Sì, ed è stata anche l’ultima volta che ci siamo visti e che abbiamo avuto modo di parlare familiarmente.

Come lo trovò in quella occasione? Era sereno?

Sì, lui si era già organizzato, e aveva già programmato il suo pontificato. Era una persona molto diligente, anche un po’ “terribile”, diciamo, perché non so come facesse. Subito era riuscito a riorganizzare  la sua vita e la sua giornata da papa. 

Poi un’altra sorpresa, questa volta drammatica: la sua morte improvvisa.

è stato un dispiacere immenso, uno shock… Già c’era stato recentemente il dolore per la maggiore lontananza, poi arrivò questa dolorosissima notizia. Quando suor Vincenza (una delle suore in servizio nell’appartamento papale, che gli faceva da infermiera e che trovò Luciani morto, ndr) me ne ha parlato, mi disse: «L’ho trovato là, nel letto, con i fogli in mano, sorridente, come se stesse ancora leggendo….». 

Era spiritoso, amava fare battute…

Era una persona molto gradevole. Aveva un modo di fare spiccatamente umoristico: anche quando eravamo tristi o avevamo qualche dispiacere, lui cercava sempre la battuta per rianimarci, per consolarci, per incoraggiarci. Aveva sempre quel senso dell’umorismo che gli permetteva di avvicinare la gente e di rendere gradevole il discorso e l’incontro con lui. 

E riusciva a farsi capire anche dai più umili e dai più semplici...

Sì, era il suo desiderio, la sua finalità, la sua caratteristica, e si era impegnato in questo. Mi ricordo che alcune volte, quando andavo a trovare lo zio a Venezia, mi sedevo nel suo studio e gli chiedevo cosa stesse facendo. «Sto preparando una predica, anzi l’ho appena finita. Leggila, così mi dici se si capisce!». 

Voleva confrontarsi e avere il mio parere, così come ad esempio quello delle suore che prestavano servizio in casa. Ricordo che si sedeva con loro e diceva: «Suora, posso leggerle questa mia omelia?». «Sì, Eminenza, legga pure». 
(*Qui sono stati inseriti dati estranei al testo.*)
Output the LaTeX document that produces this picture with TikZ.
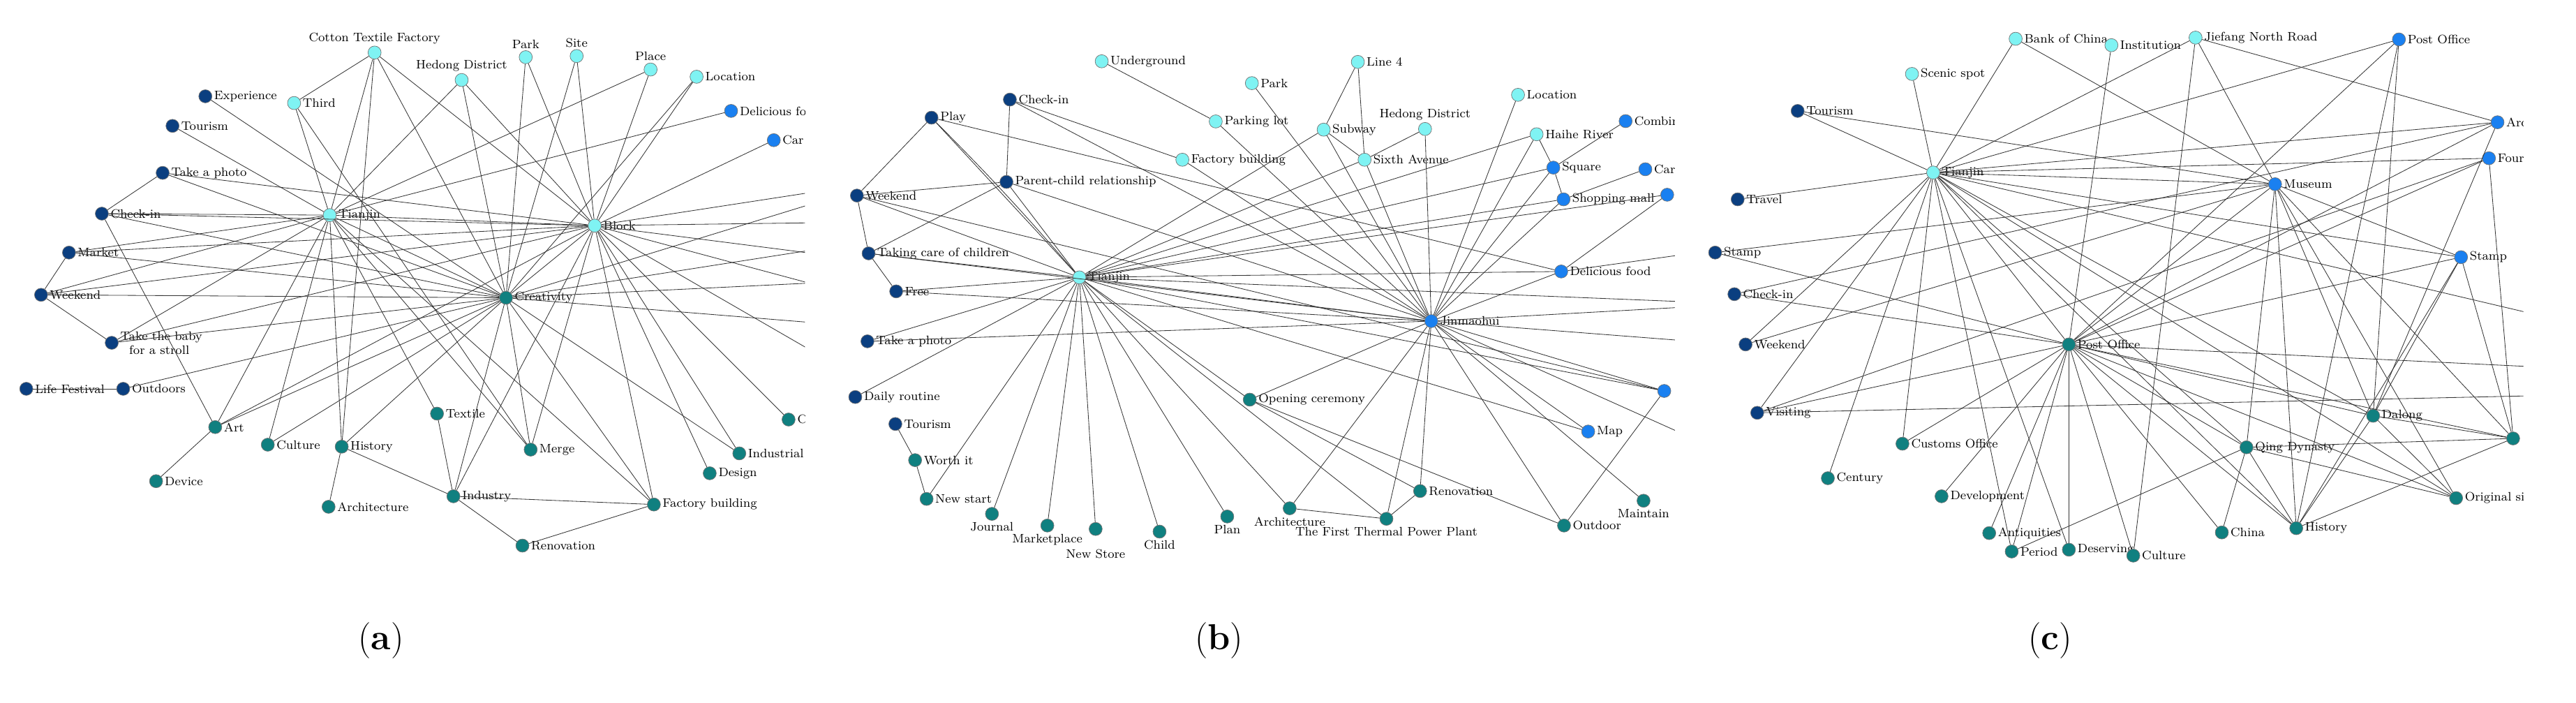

E lo zio leggeva. «Bellissimo, tutto bellissimo, Eminenza!»,  commentavano le suore alla lettura, e  lui rivolto a me sottolineava: «Sì, per loro è tutto bellissimo, anche se magari non lo è,  perché mi vogliono bene! A sentir loro tutto quello che faccio va bene! Ma chissà se è proprio così, spero sia comprensibile!».